- **EXERCISE BRIEF**
Select, from the material below, each line with "chart" in it.

- **STORED DATA**

** Start **

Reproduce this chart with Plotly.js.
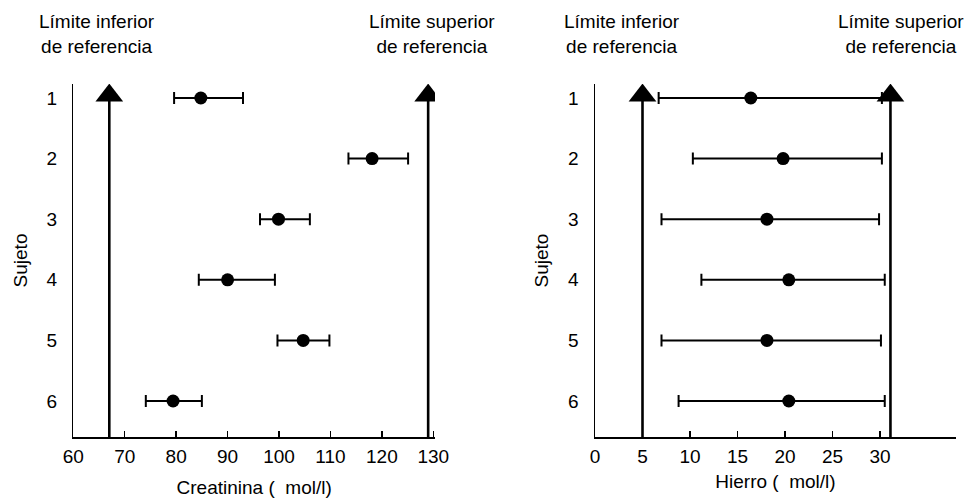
<!DOCTYPE html>
<html>
<head>
<meta charset="utf-8">
<script src="https://cdn.plot.ly/plotly-3.0.1.min.js"></script>
<style>html,body{margin:0;padding:0;background:#fff;}#chart{width:971px;height:499px;}</style>
</head>
<body>
<div id="chart"></div>
<script>
// ---- data ----
var subjects = [1, 2, 3, 4, 5, 6];
var subjectLabels = ['1', '2', '3', '4', '5', '6'];

var creatMean = [84.8, 118.1, 99.9, 90.0, 104.7, 79.4];
var creatLow  = [79.6, 113.5, 96.3, 84.4, 99.7, 74.1];
var creatHigh = [93.0, 125.1, 106.0, 99.2, 109.8, 85.0];
var creatRef  = [67, 129];
var creatTicks = [60, 70, 80, 90, 100, 110, 120, 130];

var ironMean = [16.4, 19.8, 18.1, 20.4, 18.1, 20.4];
var ironLow  = [6.7, 10.3, 7.0, 11.2, 7.0, 8.8];
var ironHigh = [30.2, 30.2, 29.9, 30.5, 30.1, 30.5];
var ironRef  = [5, 31.1];
var ironTicks = [0, 5, 10, 15, 20, 25, 30];

var refLabels = ['Límite inferior<br>de referencia', 'Límite superior<br>de referencia'];

// ---- helpers ----
var W = 971, H = 499;
var FONT = '"Liberation Sans", Arial, sans-serif';
var yRange = [6.594, 0.769];
var arrowTipY = 0.96;

function diff(a, b) { return a.map(function (v, i) { return v - b[i]; }); }

function pointsTrace(mean, low, high, xa, ya) {
  return {
    type: 'scatter', mode: 'markers', x: mean, y: subjects, xaxis: xa, yaxis: ya,
    marker: { symbol: 'circle', size: 13, color: '#000', opacity: 1, line: { width: 0 } },
    error_x: { type: 'data', symmetric: false, array: diff(high, mean), arrayminus: diff(mean, low),
               color: '#000', thickness: 2, width: 6 },
    hoverinfo: 'x+y'
  };
}
function refLineTrace(v, xa, ya) {
  return {
    type: 'scatter', mode: 'lines', x: [v, v], y: [yRange[0], arrowTipY],
    xaxis: xa, yaxis: ya, line: { color: '#000', width: 2.6 }, hoverinfo: 'x'
  };
}
function refHeadTrace(v, xa, ya) {
  return {
    type: 'scatter', mode: 'markers', x: [v], y: [arrowTipY], xaxis: xa, yaxis: ya,
    marker: { symbol: 'triangle-up', size: 24, color: '#000', opacity: 1, line: { width: 0, color: '#000' } },
    hoverinfo: 'x'
  };
}

var traces = [
  refLineTrace(creatRef[0], 'x', 'y'), refLineTrace(creatRef[1], 'x', 'y'),
  refHeadTrace(creatRef[0], 'x', 'y'), refHeadTrace(creatRef[1], 'x', 'y'),
  pointsTrace(creatMean, creatLow, creatHigh, 'x', 'y'),
  refLineTrace(ironRef[0], 'x2', 'y2'), refLineTrace(ironRef[1], 'x2', 'y2'),
  refHeadTrace(ironRef[0], 'x2', 'y2'), refHeadTrace(ironRef[1], 'x2', 'y2'),
  pointsTrace(ironMean, ironLow, ironHigh, 'x2', 'y2')
];

function xAxis(domainPx, range, ticks, title, anchor, standoff) {
  return {
    domain: [domainPx[0] / W, domainPx[1] / W], range: range, anchor: anchor,
    showline: true, linecolor: '#000', linewidth: 1.5,
    ticks: 'inside', ticklen: 6, tickwidth: 1.5, tickcolor: '#000',
    tickmode: 'array', tickvals: ticks, ticktext: ticks.map(String),
    showgrid: false, zeroline: false, automargin: false,
    tickfont: { family: FONT, size: 19, color: '#000' },
    ticklabelstandoff: 2,
    title: { text: title, font: { family: FONT, size: 19, color: '#000' }, standoff: standoff },
    fixedrange: true
  };
}
function yAxis(anchor) {
  return {
    domain: [(H - 437) / H, (H - 84) / H], range: yRange, anchor: anchor,
    showline: true, linecolor: '#000', linewidth: 1.5,
    ticks: '', tickmode: 'array', tickvals: subjects, ticktext: subjectLabels,
    showgrid: false, zeroline: false, automargin: false,
    tickfont: { family: FONT, size: 19, color: '#000' },
    ticklabelstandoff: 11,
    title: { text: 'Sujeto', font: { family: FONT, size: 19, color: '#000' }, standoff: 14 },
    fixedrange: true
  };
}

function refAnno(text, xPx) {
  return {
    text: text, xref: 'paper', yref: 'paper', x: xPx / W, y: (H - 34) / H,
    xanchor: 'center', yanchor: 'middle', showarrow: false, align: 'center',
    font: { family: FONT, size: 19, color: '#000' }
  };
}

var layout = {
  width: W, height: H,
  margin: { l: 0, r: 0, t: 0, b: 0 },
  paper_bgcolor: '#fff', plot_bgcolor: '#fff',
  showlegend: false,
  font: { family: FONT, color: '#000' },
  xaxis: xAxis([73.3, 435], [60, 130.33], creatTicks, 'Creatinina (\u00a0\u00a0mol/l)', 'y', 14),
  yaxis: yAxis('x'),
  xaxis2: xAxis([595, 956], [0, 38.0], ironTicks, 'Hierro (\u00a0\u00a0mol/l)', 'y2', 8),
  yaxis2: yAxis('x2'),
  annotations: [
    refAnno(refLabels[0], 97), refAnno(refLabels[1], 432),
    refAnno(refLabels[0], 622), refAnno(refLabels[1], 901)
  ]
};

Plotly.newPlot('chart', traces, layout, { displayModeBar: false, staticPlot: true });
</script>
</body>
</html>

** End **

- **FULL RESPONSE**
Reproduce this chart with Plotly.js.
<style>html,body{margin:0;padding:0;background:#fff;}#chart{width:971px;height:499px;}</style>
<div id="chart"></div>
Plotly.newPlot('chart', traces, layout, { displayModeBar: false, staticPlot: true });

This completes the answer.